I wasn't having any of that - obviously - so I picked a bunch of flowers from a field near my house and took them round to her (I'm not very imaginative and I can't cook; so she got flowers twice). Then I got home from work and discovered that she had saved my washing from a rain storm by climbing up onto my step and taking it into her house, and then drying it and ironing it for me, and I had no option: I had to make sure she never, ever did it again by inviting her and her husband (Gigi: grandpa) to my house party with a little note that had balloons drawn all over it.

BaBa and Gigi were so utterly furious that I had invited them into my home when none of the other gaijin had after two years, that they turned up with a table, cushions, sake, umeshu and six home cooked dishes: including chicken nanban, the local speciality. Then they tried to cheer me in public, just to really, really piss me off.

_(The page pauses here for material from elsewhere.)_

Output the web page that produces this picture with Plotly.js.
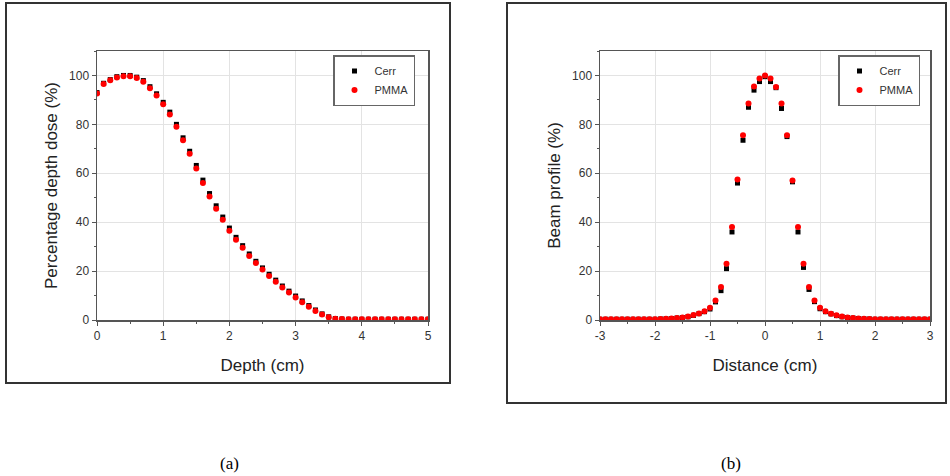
<!DOCTYPE html>
<html>
<head>
<meta charset="utf-8">
<script src="https://cdn.plot.ly/plotly-3.0.1.min.js"></script>
<style>
html,body{margin:0;padding:0;background:#fff;}
#chart{width:950px;height:476px;}
</style>
</head>
<body>
<div id="chart"></div>
<script>
// ---- Data: (a) percentage depth dose ----
const depthCm = [0.0,0.1,0.2,0.3,0.4,0.5,0.6,0.7,0.8,0.9,1.0,1.1,1.2,1.3,1.4,1.5,1.6,1.7,1.8,1.9,2.0,2.1,2.2,2.3,2.4,2.5,2.6,2.7,2.8,2.9,3.0,3.1,3.2,3.3,3.4,3.5,3.6,3.7,3.8,3.9,4.0,4.1,4.2,4.3,4.4,4.5,4.6,4.7,4.8,4.9,5.0];
const pddCerr = [93.0,96.8,98.3,99.5,100.0,100.0,99.3,97.9,95.4,92.5,89.0,85.0,80.0,74.5,69.0,63.2,57.2,51.7,46.7,42.1,37.6,33.8,30.4,27.0,24.0,21.3,18.7,16.3,13.9,11.8,9.8,7.8,5.9,4.1,2.5,1.3,0.6,0.4,0.3,0.3,0.3,0.3,0.3,0.3,0.3,0.3,0.3,0.3,0.3,0.3,0.3];
const pddPMMA = [92.6,96.5,98.0,99.2,99.7,99.7,99.0,97.4,94.8,91.8,88.2,84.0,79.0,73.5,68.0,62.0,56.0,50.5,45.5,41.0,36.5,32.8,29.5,26.2,23.3,20.6,18.0,15.6,13.3,11.2,9.2,7.3,5.4,3.7,2.2,1.1,0.5,0.4,0.3,0.3,0.3,0.3,0.3,0.3,0.3,0.3,0.3,0.3,0.3,0.3,0.3];

// ---- Data: (b) beam profile ----
const distanceCm = [-3.0,-2.9,-2.8,-2.7,-2.6,-2.5,-2.4,-2.3,-2.2,-2.1,-2.0,-1.9,-1.8,-1.7,-1.6,-1.5,-1.4,-1.3,-1.2,-1.1,-1.0,-0.9,-0.8,-0.7,-0.6,-0.5,-0.4,-0.3,-0.2,-0.1,0.0,0.1,0.2,0.3,0.4,0.5,0.6,0.7,0.8,0.9,1.0,1.1,1.2,1.3,1.4,1.5,1.6,1.7,1.8,1.9,2.0,2.1,2.2,2.3,2.4,2.5,2.6,2.7,2.8,2.9,3.0];
const profCerr = [0.3,0.3,0.3,0.3,0.3,0.3,0.3,0.3,0.3,0.3,0.3,0.4,0.5,0.6,0.8,1.0,1.3,1.9,2.6,3.4,4.5,7.4,12.0,21.0,36.0,56.0,73.5,87.0,94.0,97.5,99.5,97.5,95.0,86.5,75.0,56.5,36.0,21.5,12.5,7.5,4.6,3.4,2.5,1.8,1.3,1.0,0.8,0.6,0.5,0.4,0.3,0.3,0.3,0.3,0.3,0.3,0.3,0.3,0.3,0.3,0.3];
const profPMMA = [0.3,0.3,0.3,0.3,0.3,0.3,0.3,0.3,0.3,0.3,0.3,0.4,0.5,0.6,0.8,1.0,1.4,2.0,2.7,3.6,5.0,8.0,13.5,23.0,38.0,57.5,75.5,88.5,95.5,98.8,100.0,98.8,95.3,88.5,75.5,57.0,38.0,23.0,13.5,8.0,5.0,3.6,2.6,1.9,1.4,1.0,0.8,0.6,0.5,0.4,0.3,0.3,0.3,0.3,0.3,0.3,0.3,0.3,0.3,0.3,0.3];

// ---- Tick labels ----
const depthTicks = [0, 1, 2, 3, 4, 5];
const depthTickText = ["0", "1", "2", "3", "4", "5"];
const distTicks = [-3, -2, -1, 0, 1, 2, 3];
const distTickText = ["-3", "-2", "-1", "0", "1", "2", "3"];
const yTicks = [0, 20, 40, 60, 80, 100];
const yTickText = ["0", "20", "40", "60", "80", "100"];

const seriesNames = ["Cerr", "PMMA"];
const xTitles = ["Depth (cm)", "Distance (cm)"];
const yTitles = ["Percentage depth dose (%)", "Beam profile (%)"];
const panelLabels = ["(a)", "(b)"];

const W = 950, H = 476;
const px = v => v / W;
const py = v => 1 - v / H;

const blackMarker = {symbol: "square", size: 5, color: "#000"};
const redMarker = {symbol: "circle", size: 6, color: "#ff0000"};

const traces = [
  {x: depthCm, y: pddCerr, name: seriesNames[0], mode: "markers", marker: blackMarker, xaxis: "x", yaxis: "y", legend: "legend"},
  {x: depthCm, y: pddPMMA, name: seriesNames[1], mode: "markers", marker: redMarker, xaxis: "x", yaxis: "y", legend: "legend"},
  {x: distanceCm, y: profCerr, name: seriesNames[0], mode: "markers", marker: blackMarker, xaxis: "x2", yaxis: "y2", legend: "legend2"},
  {x: distanceCm, y: profPMMA, name: seriesNames[1], mode: "markers", marker: redMarker, xaxis: "x2", yaxis: "y2", legend: "legend2"}
];

const tickFont = {family: "Liberation Sans, Arial, sans-serif", size: 12, color: "#333"};
const titleFont = {family: "Liberation Sans, Arial, sans-serif", size: 17, color: "#222"};

function xAxis(domain, range, tv, tt, title, anchor) {
  return {
    domain: domain, range: range, anchor: anchor,
    tickmode: "array", tickvals: tv, ticktext: tt,
    showgrid: true, gridcolor: "#e3e3e3", gridwidth: 1, zeroline: false,
    showline: true, mirror: true, linecolor: "#555", linewidth: 1.5,
    ticks: "outside", ticklen: 4, tickwidth: 1, tickcolor: "#555",
    minor: {dtick: 0.5, tick0: 0, ticks: "outside", ticklen: 2, tickcolor: "#555", showgrid: false},
    tickfont: tickFont, title: {text: title, font: titleFont, standoff: 17}
  };
}
function yAxis(domain, anchor, title) {
  return {
    domain: domain, range: [0, 110], anchor: anchor,
    tickmode: "array", tickvals: yTicks, ticktext: yTickText,
    showgrid: true, gridcolor: "#e3e3e3", gridwidth: 1, zeroline: false,
    showline: true, mirror: true, linecolor: "#555", linewidth: 1.5,
    ticks: "outside", ticklen: 4, tickwidth: 1, tickcolor: "#555",
    minor: {dtick: 10, tick0: 0, ticks: "outside", ticklen: 2, tickcolor: "#555", showgrid: false},
    tickfont: tickFont, title: {text: title, font: titleFont, standoff: 7}
  };
}

const yDom = [py(320), py(51)];
const legendStyle = (x) => ({
  x: x, y: py(55), xanchor: "left", yanchor: "top", xref: "paper", yref: "paper",
  bgcolor: "#fff", bordercolor: "#666", borderwidth: 1.5,
  font: {family: "Liberation Sans, Arial, sans-serif", size: 11, color: "#333"},
  itemwidth: 30, tracegroupgap: 0
});

const labelFont = {family: "Liberation Serif, Times New Roman, serif", size: 17, color: "#000"};

const layout = {
  width: W, height: H,
  margin: {l: 0, r: 0, t: 0, b: 0},
  paper_bgcolor: "#fff", plot_bgcolor: "#fff",
  showlegend: true,
  xaxis: xAxis([px(97), px(428)], [0, 5], depthTicks, depthTickText, xTitles[0], "y"),
  yaxis: yAxis(yDom, "x", yTitles[0]),
  xaxis2: xAxis([px(600), px(930)], [-3, 3], distTicks, distTickText, xTitles[1], "y2"),
  yaxis2: yAxis(yDom, "x2", yTitles[1]),
  legend: legendStyle(px(333)),
  legend2: legendStyle(px(838)),
  shapes: [
    {type: "rect", xref: "paper", yref: "paper", x0: px(6), x1: px(450), y0: py(383), y1: py(3), line: {color: "#333", width: 2}},
    {type: "rect", xref: "paper", yref: "paper", x0: px(507), x1: px(946), y0: py(403), y1: py(3), line: {color: "#333", width: 2}}
  ],
  annotations: [
    {text: panelLabels[0], xref: "paper", yref: "paper", x: px(229), y: py(463), showarrow: false, xanchor: "center", yanchor: "middle", font: labelFont},
    {text: panelLabels[1], xref: "paper", yref: "paper", x: px(731), y: py(463), showarrow: false, xanchor: "center", yanchor: "middle", font: labelFont}
  ]
};

Plotly.newPlot("chart", traces, layout, {displayModeBar: false, staticPlot: true});
</script>
</body>
</html>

I spent an hour or two writing a letter to them in Japanese (I got somebody to help me, obviously), but BaBa - who has a good forty five years more experience than me - had obviously decided that she was totally fed up with all this nonsense and she was going to finish the war once and for all. Today, when I got home from work, she called me rather aggressively into her house and plonked into my arms the most beautiful, raw silk, pale pink kimono that - it transpired, through hand gestures - that she had made specifically for me because of my blonde colouring and because she knows that I love them (I have one hanging on my living room wall because they are the most beautiful clothes in the world).

"Presento," she said, which would be the only word we have exchanged thus far that both of us understand: mainly because it's the same in both English and Japanese.

I don't know what to do now. I thought I was warring nicely - half obeying the ancient Japanese gift tradition (Omiyage), and half giving her things because I genuinely think she's awesome and want to show her it somehow, and I like giving presents - but I'm not quite sure how to respond to a handmade, specifically designed, silk kimono. Somehow I don't think giving her flowers for the third time is going to cut it.

I feel a little guilty because I don't need another grandma - I already have the best one back in England (still eating birthday cake) - but I think my own Baba will be pleased that there is somebody like her in Japan, looking out for me and my washing when I am so far away.

Now I just need to think of something that will knock this old lady next door out of the water, once and for all.

I don't give up battles that easily. Especially not when I'm fighting grandmas.